Vitória foi vítima da sua obstinação. Enredou-se em sucessivos equívocos e jamais libertou um pingo de humildade para aceitar que o caminho por ele escolhido estava errado. Não se tratou de uma questão de táticas. O problema residiu ao nível do relacionamento humano, ou da falta dele, deixando que se tivesse chegado a um estado de saturação sem retorno, a um ponto em que os jogadores, provavelmente, ou já não o escutavam ou já não acreditavam no que escutavam. O que para mim constituiu surpresa tamanha, por considerá-lo homem de valores, tolerante e justo na concessão de oportunidades em função do único critério que o adepto verdadeiramente reconhece: o desempenho dos jogadores e a sua disponibilidade física e mental em benefício do coletivo.

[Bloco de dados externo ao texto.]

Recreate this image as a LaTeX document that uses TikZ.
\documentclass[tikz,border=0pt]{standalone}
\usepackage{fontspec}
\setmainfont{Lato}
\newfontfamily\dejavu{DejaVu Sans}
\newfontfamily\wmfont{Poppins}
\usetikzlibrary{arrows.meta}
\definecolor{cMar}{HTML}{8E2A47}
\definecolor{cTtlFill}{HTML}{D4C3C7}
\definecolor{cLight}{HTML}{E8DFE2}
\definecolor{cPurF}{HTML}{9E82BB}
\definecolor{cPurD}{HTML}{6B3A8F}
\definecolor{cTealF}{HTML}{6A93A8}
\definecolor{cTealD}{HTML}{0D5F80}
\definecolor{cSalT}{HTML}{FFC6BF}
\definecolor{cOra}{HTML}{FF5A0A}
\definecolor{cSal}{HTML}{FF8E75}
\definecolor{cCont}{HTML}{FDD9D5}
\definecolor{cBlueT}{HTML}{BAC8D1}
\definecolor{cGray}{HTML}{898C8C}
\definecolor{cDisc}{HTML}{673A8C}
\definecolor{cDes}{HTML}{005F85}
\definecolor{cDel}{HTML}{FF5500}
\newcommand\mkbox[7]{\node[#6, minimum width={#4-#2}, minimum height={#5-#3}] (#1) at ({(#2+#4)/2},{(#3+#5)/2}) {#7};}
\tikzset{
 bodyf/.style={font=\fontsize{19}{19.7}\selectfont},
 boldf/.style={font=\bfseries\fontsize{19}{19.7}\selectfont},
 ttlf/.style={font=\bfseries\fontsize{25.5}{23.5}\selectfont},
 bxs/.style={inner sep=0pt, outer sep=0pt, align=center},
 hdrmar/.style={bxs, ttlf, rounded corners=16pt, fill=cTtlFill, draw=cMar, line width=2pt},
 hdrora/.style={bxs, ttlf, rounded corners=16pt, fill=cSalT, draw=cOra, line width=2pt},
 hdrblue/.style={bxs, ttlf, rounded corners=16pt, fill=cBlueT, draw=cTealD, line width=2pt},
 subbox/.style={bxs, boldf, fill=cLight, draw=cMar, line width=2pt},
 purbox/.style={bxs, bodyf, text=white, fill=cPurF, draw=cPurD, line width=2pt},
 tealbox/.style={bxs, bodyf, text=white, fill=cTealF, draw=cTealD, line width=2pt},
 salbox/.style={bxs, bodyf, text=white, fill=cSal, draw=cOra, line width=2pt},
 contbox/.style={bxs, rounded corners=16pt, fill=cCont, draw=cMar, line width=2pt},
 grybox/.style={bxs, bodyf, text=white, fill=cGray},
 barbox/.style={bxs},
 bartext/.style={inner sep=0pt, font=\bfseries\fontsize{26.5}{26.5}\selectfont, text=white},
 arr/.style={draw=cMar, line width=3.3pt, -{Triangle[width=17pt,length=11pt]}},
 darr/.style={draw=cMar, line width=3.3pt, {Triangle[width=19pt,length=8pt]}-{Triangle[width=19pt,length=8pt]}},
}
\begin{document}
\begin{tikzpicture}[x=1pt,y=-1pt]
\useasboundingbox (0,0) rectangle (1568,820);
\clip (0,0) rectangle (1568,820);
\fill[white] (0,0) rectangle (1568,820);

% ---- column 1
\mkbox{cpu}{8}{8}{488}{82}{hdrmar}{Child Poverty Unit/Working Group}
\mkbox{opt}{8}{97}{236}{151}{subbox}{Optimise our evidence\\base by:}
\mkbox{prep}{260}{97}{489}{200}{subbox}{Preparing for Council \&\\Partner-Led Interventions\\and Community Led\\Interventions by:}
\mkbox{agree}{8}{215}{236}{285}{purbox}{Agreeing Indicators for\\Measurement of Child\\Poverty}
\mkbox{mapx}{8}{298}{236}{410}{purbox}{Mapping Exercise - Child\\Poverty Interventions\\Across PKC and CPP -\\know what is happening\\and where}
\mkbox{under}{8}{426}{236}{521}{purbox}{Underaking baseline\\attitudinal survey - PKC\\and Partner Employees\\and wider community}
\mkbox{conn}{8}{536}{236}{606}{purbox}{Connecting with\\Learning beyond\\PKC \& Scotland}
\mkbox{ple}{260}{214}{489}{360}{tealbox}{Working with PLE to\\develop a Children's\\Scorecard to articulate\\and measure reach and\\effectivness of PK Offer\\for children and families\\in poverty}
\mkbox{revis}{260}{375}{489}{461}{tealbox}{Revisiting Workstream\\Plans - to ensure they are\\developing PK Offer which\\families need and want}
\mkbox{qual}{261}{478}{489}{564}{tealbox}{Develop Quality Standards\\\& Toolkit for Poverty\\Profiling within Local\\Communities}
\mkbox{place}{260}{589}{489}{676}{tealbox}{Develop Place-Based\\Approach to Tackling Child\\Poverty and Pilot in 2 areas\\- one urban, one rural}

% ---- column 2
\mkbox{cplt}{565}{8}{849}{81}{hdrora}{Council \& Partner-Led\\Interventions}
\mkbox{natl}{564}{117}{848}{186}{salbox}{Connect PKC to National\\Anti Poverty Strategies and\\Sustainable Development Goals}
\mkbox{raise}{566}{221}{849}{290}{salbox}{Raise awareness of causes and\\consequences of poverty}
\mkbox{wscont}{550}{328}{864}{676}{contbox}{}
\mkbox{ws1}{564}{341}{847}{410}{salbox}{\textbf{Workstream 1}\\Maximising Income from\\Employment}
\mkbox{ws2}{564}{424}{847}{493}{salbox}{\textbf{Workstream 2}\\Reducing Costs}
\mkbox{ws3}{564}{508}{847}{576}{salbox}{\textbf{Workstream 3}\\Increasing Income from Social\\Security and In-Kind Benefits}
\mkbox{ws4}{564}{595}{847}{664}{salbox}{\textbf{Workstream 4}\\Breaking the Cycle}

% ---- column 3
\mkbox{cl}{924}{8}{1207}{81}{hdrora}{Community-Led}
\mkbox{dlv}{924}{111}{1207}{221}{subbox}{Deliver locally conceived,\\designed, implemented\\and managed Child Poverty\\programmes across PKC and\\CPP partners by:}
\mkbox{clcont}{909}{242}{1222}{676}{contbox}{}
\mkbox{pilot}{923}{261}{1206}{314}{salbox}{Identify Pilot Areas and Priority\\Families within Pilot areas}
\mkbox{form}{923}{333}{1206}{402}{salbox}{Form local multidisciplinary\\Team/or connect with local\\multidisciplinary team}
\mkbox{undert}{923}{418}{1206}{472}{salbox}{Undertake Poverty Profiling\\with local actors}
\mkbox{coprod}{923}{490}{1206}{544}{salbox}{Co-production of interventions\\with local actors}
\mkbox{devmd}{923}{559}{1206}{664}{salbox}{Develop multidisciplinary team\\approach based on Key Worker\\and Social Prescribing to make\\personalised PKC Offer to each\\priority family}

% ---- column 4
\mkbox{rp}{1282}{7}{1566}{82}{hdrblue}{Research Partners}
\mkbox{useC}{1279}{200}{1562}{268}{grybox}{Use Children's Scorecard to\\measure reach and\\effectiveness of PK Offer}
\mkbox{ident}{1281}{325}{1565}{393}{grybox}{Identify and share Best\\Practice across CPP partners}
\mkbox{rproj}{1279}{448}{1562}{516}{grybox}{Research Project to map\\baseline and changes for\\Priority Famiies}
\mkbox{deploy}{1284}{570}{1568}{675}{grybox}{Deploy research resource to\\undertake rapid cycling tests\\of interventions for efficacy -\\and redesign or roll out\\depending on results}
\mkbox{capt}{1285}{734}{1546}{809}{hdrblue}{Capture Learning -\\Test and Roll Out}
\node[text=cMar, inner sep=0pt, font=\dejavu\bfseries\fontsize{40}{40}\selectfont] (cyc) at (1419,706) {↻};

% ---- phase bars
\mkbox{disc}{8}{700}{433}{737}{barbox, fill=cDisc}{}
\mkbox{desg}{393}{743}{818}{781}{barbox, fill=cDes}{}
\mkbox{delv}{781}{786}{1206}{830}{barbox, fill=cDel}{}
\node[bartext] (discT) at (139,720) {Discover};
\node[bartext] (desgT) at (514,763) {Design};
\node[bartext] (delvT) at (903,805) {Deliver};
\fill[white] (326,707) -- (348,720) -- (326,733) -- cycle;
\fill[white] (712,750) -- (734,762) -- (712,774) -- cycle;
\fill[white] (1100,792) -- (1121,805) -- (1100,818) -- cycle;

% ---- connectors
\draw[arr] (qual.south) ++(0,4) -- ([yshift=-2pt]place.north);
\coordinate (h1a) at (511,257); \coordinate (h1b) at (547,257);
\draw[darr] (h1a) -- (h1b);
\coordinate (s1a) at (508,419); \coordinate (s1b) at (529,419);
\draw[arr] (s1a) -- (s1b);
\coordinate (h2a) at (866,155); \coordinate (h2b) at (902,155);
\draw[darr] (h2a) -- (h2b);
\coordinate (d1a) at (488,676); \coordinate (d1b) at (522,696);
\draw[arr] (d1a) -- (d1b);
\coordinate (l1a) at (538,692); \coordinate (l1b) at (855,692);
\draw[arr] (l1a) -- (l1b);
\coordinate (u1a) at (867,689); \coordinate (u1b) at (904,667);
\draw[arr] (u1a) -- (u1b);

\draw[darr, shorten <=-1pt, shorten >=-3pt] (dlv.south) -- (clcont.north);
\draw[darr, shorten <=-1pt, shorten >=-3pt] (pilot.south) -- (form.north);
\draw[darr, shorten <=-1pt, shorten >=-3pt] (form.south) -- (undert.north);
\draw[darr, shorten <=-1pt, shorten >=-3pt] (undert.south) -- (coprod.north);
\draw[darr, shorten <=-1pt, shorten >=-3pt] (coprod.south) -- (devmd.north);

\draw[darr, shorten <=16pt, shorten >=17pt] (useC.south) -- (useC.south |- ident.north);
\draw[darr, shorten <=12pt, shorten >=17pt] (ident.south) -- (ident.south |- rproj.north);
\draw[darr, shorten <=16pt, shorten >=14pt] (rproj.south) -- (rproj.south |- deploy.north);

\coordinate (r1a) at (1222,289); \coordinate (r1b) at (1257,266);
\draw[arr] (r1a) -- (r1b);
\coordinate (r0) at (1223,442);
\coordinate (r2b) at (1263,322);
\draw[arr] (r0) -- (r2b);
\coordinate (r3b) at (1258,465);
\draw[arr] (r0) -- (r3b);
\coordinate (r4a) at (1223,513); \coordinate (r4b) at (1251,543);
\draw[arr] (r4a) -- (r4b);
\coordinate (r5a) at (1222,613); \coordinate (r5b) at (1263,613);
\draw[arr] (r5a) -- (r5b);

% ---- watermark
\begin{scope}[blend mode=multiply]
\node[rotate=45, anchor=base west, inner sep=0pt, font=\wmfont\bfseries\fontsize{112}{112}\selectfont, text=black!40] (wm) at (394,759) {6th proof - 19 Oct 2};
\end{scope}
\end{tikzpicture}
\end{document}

Ao recusar essa evidência Vitória entrou em circuito fechado e de cada vez que resolveu surpreender geralmente correu mal, na medida em que na maioria dos casos se tratou de falsas oportunidades aos ignorados do plantel, fartos de saberem que, jogassem bem ou mal, no compromisso seguinte voltariam à condição de suplentes ou seriam até chutados para a bancada.
Ao tapar os olhos com as mãos, Vitória transformou-se num embaraço e em vez de sair pela porta da frente, sujeitou-se a usar a porta de trás e com a sensação de alívio de quem se libertara de um sarilho, porque, sejamos claros, a seguir ao colapso de Portimão Rui Vitória teve a sensatez necessária para não se atrever a encarar a família benfiquista no Estádio da Luz, neste jogo com o Rio Ave.

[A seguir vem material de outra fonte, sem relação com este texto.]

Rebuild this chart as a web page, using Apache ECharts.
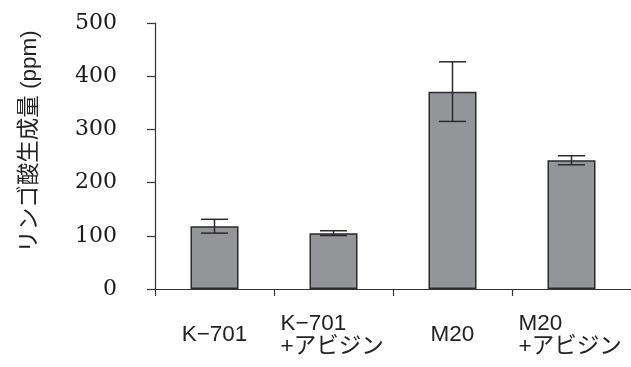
<!DOCTYPE html>
<html>
<head>
<meta charset="utf-8">
<script src="https://cdn.jsdelivr.net/npm/echarts@6/dist/echarts.min.js"></script>
<style>
html,body{margin:0;padding:0;background:#fff;}
#c{width:631px;height:367px;}
</style>
</head>
<body>
<div id="c"></div>
<script>
const categories = ['K−701', 'K−701\n+アビジン', 'M20', 'M20\n+アビジン'];
const values = [118, 105, 371, 242];
const errors = [13, 4.5, 56, 8.5];
const yTicks = [0, 100, 200, 300, 400, 500];
const yTitle = 'リンゴ酸生成量 (ppm)';

const chart = echarts.init(document.getElementById('c'), null, {renderer: 'canvas'});
const sansFont = '"Liberation Sans", "Noto Sans CJK JP", sans-serif';

chart.setOption({
  animation: false,
  backgroundColor: '#ffffff',
  grid: {left: 155, right: 0, top: 23, bottom: 78, containLabel: false},
  xAxis: {
    type: 'category',
    data: categories,
    boundaryGap: true,
    axisLine: {lineStyle: {color: '#333', width: 1.2}},
    axisTick: {show: true, inside: false, length: 7, lineStyle: {color: '#333', width: 1.2}},
    axisLabel: {
      interval: 0,
      margin: 46,
      verticalAlign: 'middle',
      formatter: function (v) {
        if (v.indexOf('\n') >= 0) {
          return v.split('\n').map(s => '{l|' + s + '}').join('\n');
        }
        return '{c|' + v + '}';
      },
      rich: {
        l: {width: 106, align: 'left', fontSize: 22.5, lineHeight: 23, color: '#222', fontFamily: sansFont},
        c: {fontSize: 22.5, lineHeight: 23, color: '#222', fontFamily: sansFont}
      }
    }
  },
  yAxis: {
    type: 'value',
    min: yTicks[0],
    max: yTicks[yTicks.length - 1],
    interval: 100,
    splitLine: {show: false},
    axisLine: {show: true, lineStyle: {color: '#333', width: 1.2}},
    axisTick: {show: true, inside: false, length: 8, lineStyle: {color: '#333', width: 1.2}},
    axisLabel: {
      margin: 38,
      fontSize: 22,
      color: '#1a1a1a',
      fontFamily: '"DejaVu Serif", "Liberation Serif", serif'
    },
    name: yTitle,
    nameLocation: 'middle',
    nameRotate: 90,
    nameGap: 114,
    nameTextStyle: {
      fontSize: 22.5,
      color: '#222',
      fontFamily: sansFont,
      padding: [0, 0, 0, 29]
    }
  },
  series: [
    {
      type: 'bar',
      data: values,
      barWidth: 48,
      itemStyle: {color: '#939598', borderColor: '#2a2a2a', borderWidth: 1.5},
      z: 2
    },
    {
      type: 'custom',
      data: values.map((v, i) => [i, v - errors[i], v + errors[i]]),
      z: 3,
      renderItem: function (params, api) {
        const lo = api.coord([api.value(0), api.value(1)]);
        const hi = api.coord([api.value(0), api.value(2)]);
        const hw = 13.5;
        const style = {stroke: '#2a2a2a', lineWidth: 1.5};
        return {
          type: 'group',
          children: [
            {type: 'line', shape: {x1: lo[0], y1: lo[1], x2: hi[0], y2: hi[1]}, style: style},
            {type: 'line', shape: {x1: lo[0] - hw, y1: lo[1], x2: lo[0] + hw, y2: lo[1]}, style: style},
            {type: 'line', shape: {x1: hi[0] - hw, y1: hi[1], x2: hi[0] + hw, y2: hi[1]}, style: style}
          ]
        };
      }
    }
  ]
});
</script>
</body>
</html>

Vitória falhou no penta e nesse ano, em que tanto se atacou o presidente por ter desinvestido, com as vendas de Ederson, Lindelof e Nélson Semedo, o treinador jamais veio a terreiro solidarizar-se, afirmando, no mínimo, que os objetivos desportivos não seriam prejudicados.
Se nesse ano o penta fugiu não foi por culpa da defesa. Deveu-se ao novo ordenamento tático, legítimo e até apropriado, mas deficientemente aplicado e grotescamente desenvolvido, sobretudo após a lesão de Krovinovic.

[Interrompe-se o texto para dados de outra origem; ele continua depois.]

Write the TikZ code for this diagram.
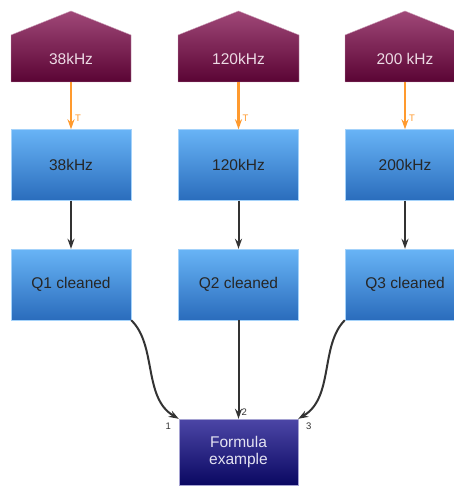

Em vez de trabalhar um sistema que avaliasse e valorizasse as características dos jogadores, procedeu em sentido inverso: desenhou a tática e obrigou-os a caberem nela, sem soluções alternativas, como se viu. Percebo que o tenha feito, mas não desta maneira desajeitada, em que foi preciso vê-lo abdicar para João Félix alinhar onde deve e Ferreyra fazer prova de vida, por exemplo.
Vitória chegou aos quartos de final na Champions, mas falhou na época transata ao ficar a zero, uma classificação humilhante e da qual nunca apresentou um pedido de desculpas à massa adepta. E quando resolveu falar, em vez daquela tirada de «há vida para além da Liga dos Campeões», o melhor teria sido nada dizer. Aliás, um erro colossal foi nunca ter dispensado o devido cuidado à comunicação.
Saiu Rui Vitória, com a imagem impoluta de pessoa séria, mas a vida continua, como ele diria. Entrou Bruno Lage, ilustre desconhecido, que faz a ponte com o futuro. Aposta de risco? Como todas as outras, sendo certo que conhece de olhos fechados o mundo da formação benfiquista e experimentou exigente tirocínio em Inglaterra. Creio, por isso, que nenhum mal virá ao mundo se ficar até ao final da época, devidamente protegido, como é óbvio. Até para colocar ponto final nesta epidémica conversa fiada. Bruno Lage é jovem, sim, mas às vezes os bilhetes de lotaria dão prémio.
Sobre as cenas dos próximos capítulos, acerca desta matéria, repito-me: Luís Filipe Vieira vai vendo e ouvindo e decidirá quando e como entender.